Both boundary lines count: repeat, exactly and alone, the lines from the one containing "Output the web" to the one containing "var pl = 165, pr = 771, pt = 32, pb = 349;", with pictures left out.
****************************************
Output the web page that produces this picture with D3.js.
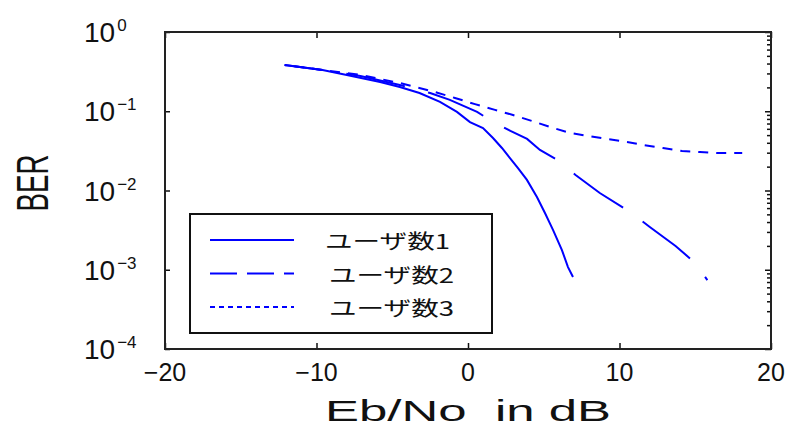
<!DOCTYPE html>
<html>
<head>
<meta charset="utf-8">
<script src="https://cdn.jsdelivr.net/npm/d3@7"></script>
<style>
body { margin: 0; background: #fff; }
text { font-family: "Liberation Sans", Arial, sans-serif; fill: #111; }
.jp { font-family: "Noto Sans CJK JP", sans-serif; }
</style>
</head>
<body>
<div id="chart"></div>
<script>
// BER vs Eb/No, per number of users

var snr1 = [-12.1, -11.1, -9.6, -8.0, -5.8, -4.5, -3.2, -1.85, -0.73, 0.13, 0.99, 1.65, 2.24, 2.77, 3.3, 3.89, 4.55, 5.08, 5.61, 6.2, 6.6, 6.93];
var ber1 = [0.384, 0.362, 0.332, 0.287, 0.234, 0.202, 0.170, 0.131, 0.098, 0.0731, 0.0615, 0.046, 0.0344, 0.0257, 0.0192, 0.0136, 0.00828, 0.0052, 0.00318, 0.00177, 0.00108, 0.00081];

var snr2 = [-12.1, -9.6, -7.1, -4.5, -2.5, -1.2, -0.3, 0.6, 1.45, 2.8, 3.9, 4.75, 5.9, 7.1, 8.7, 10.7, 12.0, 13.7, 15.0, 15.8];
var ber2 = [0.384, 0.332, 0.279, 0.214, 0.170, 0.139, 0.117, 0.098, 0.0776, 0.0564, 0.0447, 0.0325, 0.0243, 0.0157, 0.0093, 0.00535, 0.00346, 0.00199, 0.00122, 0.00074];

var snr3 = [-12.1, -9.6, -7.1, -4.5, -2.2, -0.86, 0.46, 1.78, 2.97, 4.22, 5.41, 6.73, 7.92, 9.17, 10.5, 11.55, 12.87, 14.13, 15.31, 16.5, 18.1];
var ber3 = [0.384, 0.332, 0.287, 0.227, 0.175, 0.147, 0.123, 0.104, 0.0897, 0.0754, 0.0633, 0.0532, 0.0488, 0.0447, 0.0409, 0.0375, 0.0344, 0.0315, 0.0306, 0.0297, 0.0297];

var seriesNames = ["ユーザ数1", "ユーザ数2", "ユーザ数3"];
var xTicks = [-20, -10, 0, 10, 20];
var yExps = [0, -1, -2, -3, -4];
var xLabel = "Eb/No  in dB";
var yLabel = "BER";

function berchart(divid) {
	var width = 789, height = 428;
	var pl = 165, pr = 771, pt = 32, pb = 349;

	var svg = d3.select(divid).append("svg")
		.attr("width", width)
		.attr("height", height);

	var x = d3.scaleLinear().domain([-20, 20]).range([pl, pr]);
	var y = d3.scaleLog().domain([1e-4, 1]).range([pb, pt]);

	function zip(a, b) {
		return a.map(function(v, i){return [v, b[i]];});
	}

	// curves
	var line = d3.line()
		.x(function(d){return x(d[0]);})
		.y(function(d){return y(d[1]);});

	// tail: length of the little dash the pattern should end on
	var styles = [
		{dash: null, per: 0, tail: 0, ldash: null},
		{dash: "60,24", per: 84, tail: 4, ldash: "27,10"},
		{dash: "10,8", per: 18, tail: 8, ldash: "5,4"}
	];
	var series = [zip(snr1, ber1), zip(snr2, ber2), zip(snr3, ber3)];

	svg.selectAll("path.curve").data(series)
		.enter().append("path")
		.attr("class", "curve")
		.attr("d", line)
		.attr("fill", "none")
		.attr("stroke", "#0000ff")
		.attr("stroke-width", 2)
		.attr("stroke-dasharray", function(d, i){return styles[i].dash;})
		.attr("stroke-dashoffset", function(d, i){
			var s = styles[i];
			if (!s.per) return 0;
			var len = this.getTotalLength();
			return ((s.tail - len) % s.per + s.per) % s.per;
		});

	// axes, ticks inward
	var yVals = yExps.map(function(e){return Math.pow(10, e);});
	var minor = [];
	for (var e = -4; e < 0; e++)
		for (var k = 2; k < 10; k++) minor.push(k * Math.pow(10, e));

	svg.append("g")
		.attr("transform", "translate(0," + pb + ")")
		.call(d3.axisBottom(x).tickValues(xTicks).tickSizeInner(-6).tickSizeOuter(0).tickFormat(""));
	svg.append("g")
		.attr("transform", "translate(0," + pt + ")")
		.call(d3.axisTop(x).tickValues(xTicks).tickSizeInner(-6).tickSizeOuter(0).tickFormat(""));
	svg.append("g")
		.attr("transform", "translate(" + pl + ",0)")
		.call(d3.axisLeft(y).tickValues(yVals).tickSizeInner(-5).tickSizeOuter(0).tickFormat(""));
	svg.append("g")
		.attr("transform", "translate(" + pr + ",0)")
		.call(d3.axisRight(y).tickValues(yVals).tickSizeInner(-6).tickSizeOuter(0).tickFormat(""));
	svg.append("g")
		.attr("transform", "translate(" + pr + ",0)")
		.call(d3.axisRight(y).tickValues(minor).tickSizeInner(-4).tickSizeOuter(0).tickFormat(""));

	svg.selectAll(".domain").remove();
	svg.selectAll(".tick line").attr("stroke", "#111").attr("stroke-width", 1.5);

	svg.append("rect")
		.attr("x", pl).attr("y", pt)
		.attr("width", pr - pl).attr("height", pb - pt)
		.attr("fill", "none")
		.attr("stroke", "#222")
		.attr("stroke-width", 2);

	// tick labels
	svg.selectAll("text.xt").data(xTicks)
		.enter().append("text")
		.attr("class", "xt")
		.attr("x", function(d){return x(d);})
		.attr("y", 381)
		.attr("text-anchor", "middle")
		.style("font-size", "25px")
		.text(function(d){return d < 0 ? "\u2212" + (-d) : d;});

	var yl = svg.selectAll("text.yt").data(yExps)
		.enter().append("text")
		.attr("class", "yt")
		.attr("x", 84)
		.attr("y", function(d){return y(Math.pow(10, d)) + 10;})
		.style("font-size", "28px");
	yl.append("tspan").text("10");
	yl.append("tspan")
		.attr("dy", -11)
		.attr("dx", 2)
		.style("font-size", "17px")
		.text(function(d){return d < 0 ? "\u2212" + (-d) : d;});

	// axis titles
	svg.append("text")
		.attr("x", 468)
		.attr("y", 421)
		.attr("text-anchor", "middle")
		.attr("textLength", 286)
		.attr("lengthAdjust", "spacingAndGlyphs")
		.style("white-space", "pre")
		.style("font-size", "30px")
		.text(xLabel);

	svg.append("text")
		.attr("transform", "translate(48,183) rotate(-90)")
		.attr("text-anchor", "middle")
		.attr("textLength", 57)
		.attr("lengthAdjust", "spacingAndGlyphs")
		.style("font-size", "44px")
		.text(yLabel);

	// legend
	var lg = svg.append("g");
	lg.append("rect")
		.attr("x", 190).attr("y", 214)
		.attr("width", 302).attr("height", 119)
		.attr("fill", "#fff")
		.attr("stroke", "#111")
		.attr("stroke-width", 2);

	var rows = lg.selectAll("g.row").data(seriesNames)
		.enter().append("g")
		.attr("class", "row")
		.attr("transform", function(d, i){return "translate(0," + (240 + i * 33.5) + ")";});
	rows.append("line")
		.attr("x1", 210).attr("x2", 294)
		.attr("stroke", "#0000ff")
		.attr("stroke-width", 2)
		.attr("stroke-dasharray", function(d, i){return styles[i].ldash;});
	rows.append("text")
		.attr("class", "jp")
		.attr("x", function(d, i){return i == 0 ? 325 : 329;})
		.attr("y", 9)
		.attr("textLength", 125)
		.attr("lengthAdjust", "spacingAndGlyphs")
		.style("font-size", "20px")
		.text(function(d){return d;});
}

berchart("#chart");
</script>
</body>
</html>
****************************************
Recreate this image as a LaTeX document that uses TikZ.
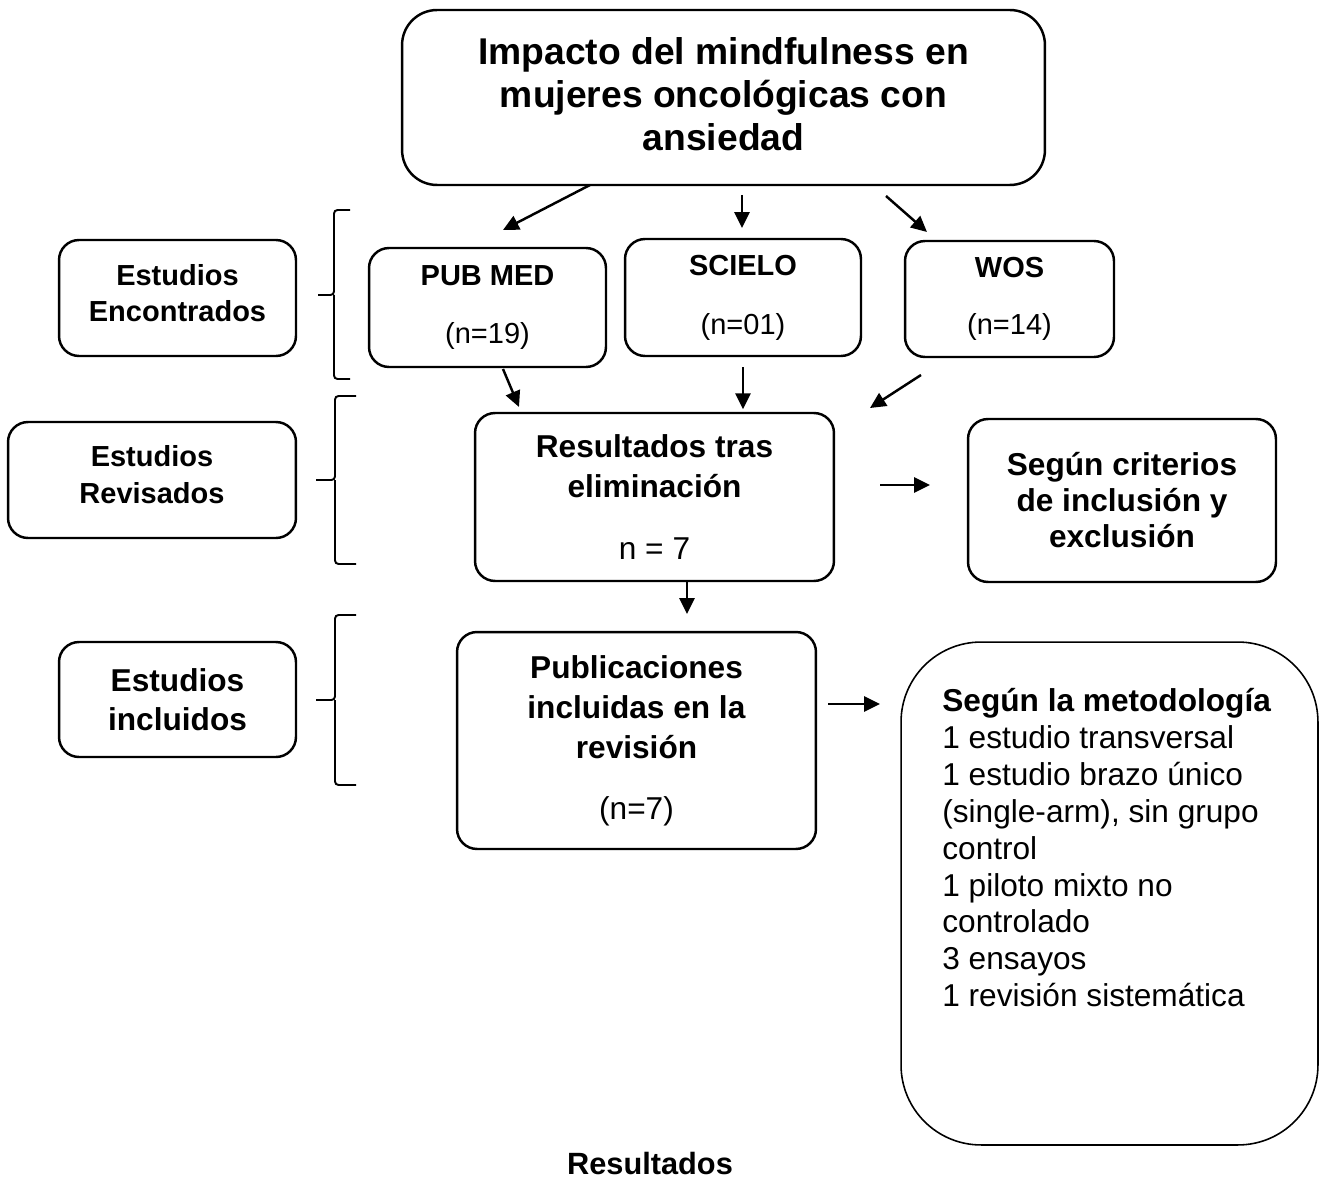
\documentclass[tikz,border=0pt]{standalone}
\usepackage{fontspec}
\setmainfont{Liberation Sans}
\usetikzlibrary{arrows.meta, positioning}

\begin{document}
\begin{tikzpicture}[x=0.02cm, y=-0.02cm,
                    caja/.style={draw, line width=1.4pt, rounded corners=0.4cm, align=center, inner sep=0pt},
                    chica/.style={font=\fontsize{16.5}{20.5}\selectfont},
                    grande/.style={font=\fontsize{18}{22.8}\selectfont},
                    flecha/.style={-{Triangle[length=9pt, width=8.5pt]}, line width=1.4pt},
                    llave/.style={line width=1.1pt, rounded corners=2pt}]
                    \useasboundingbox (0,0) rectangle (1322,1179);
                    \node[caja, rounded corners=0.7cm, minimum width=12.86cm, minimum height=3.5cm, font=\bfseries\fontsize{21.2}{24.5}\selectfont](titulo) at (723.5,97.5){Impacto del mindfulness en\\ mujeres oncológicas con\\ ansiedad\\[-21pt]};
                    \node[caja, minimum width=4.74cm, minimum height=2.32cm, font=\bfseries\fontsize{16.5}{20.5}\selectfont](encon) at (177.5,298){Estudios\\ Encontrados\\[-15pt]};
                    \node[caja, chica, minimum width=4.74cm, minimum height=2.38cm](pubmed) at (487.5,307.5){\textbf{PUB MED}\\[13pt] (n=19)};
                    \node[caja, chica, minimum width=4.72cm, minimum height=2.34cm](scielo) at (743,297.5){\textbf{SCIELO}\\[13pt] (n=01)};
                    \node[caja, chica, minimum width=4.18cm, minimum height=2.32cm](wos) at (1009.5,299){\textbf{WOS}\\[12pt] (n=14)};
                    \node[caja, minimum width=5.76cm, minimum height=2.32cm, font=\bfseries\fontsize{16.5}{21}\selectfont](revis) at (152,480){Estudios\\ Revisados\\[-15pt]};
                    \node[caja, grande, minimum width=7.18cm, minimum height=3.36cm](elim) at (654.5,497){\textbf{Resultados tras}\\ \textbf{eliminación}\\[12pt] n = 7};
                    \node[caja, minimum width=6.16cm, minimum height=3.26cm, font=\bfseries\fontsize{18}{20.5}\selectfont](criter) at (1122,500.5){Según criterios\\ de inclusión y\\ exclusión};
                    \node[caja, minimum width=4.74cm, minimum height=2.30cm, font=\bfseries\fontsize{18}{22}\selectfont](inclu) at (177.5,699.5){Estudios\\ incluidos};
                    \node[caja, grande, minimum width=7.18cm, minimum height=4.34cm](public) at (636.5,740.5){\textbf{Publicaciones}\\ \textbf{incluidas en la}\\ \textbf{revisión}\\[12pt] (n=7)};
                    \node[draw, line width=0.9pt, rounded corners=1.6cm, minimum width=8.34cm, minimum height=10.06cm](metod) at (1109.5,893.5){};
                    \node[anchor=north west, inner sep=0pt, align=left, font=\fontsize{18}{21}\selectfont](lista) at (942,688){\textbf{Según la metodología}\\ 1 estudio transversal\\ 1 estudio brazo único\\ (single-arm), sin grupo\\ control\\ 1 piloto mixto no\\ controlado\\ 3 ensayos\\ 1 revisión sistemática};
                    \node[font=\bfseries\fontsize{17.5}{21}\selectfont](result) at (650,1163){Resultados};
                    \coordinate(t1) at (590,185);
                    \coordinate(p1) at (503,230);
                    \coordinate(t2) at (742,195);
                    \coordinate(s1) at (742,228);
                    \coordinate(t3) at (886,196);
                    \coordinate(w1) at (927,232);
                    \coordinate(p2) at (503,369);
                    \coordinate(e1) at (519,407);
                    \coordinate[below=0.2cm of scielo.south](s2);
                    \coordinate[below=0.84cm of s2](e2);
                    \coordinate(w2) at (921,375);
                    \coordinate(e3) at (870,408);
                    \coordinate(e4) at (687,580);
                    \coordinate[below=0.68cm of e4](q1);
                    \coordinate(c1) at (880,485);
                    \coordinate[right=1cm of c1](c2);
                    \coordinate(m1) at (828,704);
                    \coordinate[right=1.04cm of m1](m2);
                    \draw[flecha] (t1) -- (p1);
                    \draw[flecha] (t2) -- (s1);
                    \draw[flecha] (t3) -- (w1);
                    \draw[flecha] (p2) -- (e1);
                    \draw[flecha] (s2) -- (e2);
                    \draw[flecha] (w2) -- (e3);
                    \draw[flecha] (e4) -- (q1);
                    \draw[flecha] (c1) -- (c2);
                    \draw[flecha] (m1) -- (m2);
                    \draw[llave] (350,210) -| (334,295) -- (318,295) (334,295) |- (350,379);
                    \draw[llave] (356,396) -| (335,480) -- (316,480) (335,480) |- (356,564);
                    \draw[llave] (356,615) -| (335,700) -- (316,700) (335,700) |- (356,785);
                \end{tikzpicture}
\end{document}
****************************************
— OUTPUT BELOW —
Output the web page that produces this picture with D3.js.
<!DOCTYPE html>
<html>
<head>
<meta charset="utf-8">
<script src="https://cdn.jsdelivr.net/npm/d3@7"></script>
<style>
body { margin: 0; background: #fff; }
text { font-family: "Liberation Sans", Arial, sans-serif; fill: #111; }
.jp { font-family: "Noto Sans CJK JP", sans-serif; }
</style>
</head>
<body>
<div id="chart"></div>
<script>
// BER vs Eb/No, per number of users

var snr1 = [-12.1, -11.1, -9.6, -8.0, -5.8, -4.5, -3.2, -1.85, -0.73, 0.13, 0.99, 1.65, 2.24, 2.77, 3.3, 3.89, 4.55, 5.08, 5.61, 6.2, 6.6, 6.93];
var ber1 = [0.384, 0.362, 0.332, 0.287, 0.234, 0.202, 0.170, 0.131, 0.098, 0.0731, 0.0615, 0.046, 0.0344, 0.0257, 0.0192, 0.0136, 0.00828, 0.0052, 0.00318, 0.00177, 0.00108, 0.00081];

var snr2 = [-12.1, -9.6, -7.1, -4.5, -2.5, -1.2, -0.3, 0.6, 1.45, 2.8, 3.9, 4.75, 5.9, 7.1, 8.7, 10.7, 12.0, 13.7, 15.0, 15.8];
var ber2 = [0.384, 0.332, 0.279, 0.214, 0.170, 0.139, 0.117, 0.098, 0.0776, 0.0564, 0.0447, 0.0325, 0.0243, 0.0157, 0.0093, 0.00535, 0.00346, 0.00199, 0.00122, 0.00074];

var snr3 = [-12.1, -9.6, -7.1, -4.5, -2.2, -0.86, 0.46, 1.78, 2.97, 4.22, 5.41, 6.73, 7.92, 9.17, 10.5, 11.55, 12.87, 14.13, 15.31, 16.5, 18.1];
var ber3 = [0.384, 0.332, 0.287, 0.227, 0.175, 0.147, 0.123, 0.104, 0.0897, 0.0754, 0.0633, 0.0532, 0.0488, 0.0447, 0.0409, 0.0375, 0.0344, 0.0315, 0.0306, 0.0297, 0.0297];

var seriesNames = ["ユーザ数1", "ユーザ数2", "ユーザ数3"];
var xTicks = [-20, -10, 0, 10, 20];
var yExps = [0, -1, -2, -3, -4];
var xLabel = "Eb/No  in dB";
var yLabel = "BER";

function berchart(divid) {
	var width = 789, height = 428;
	var pl = 165, pr = 771, pt = 32, pb = 349;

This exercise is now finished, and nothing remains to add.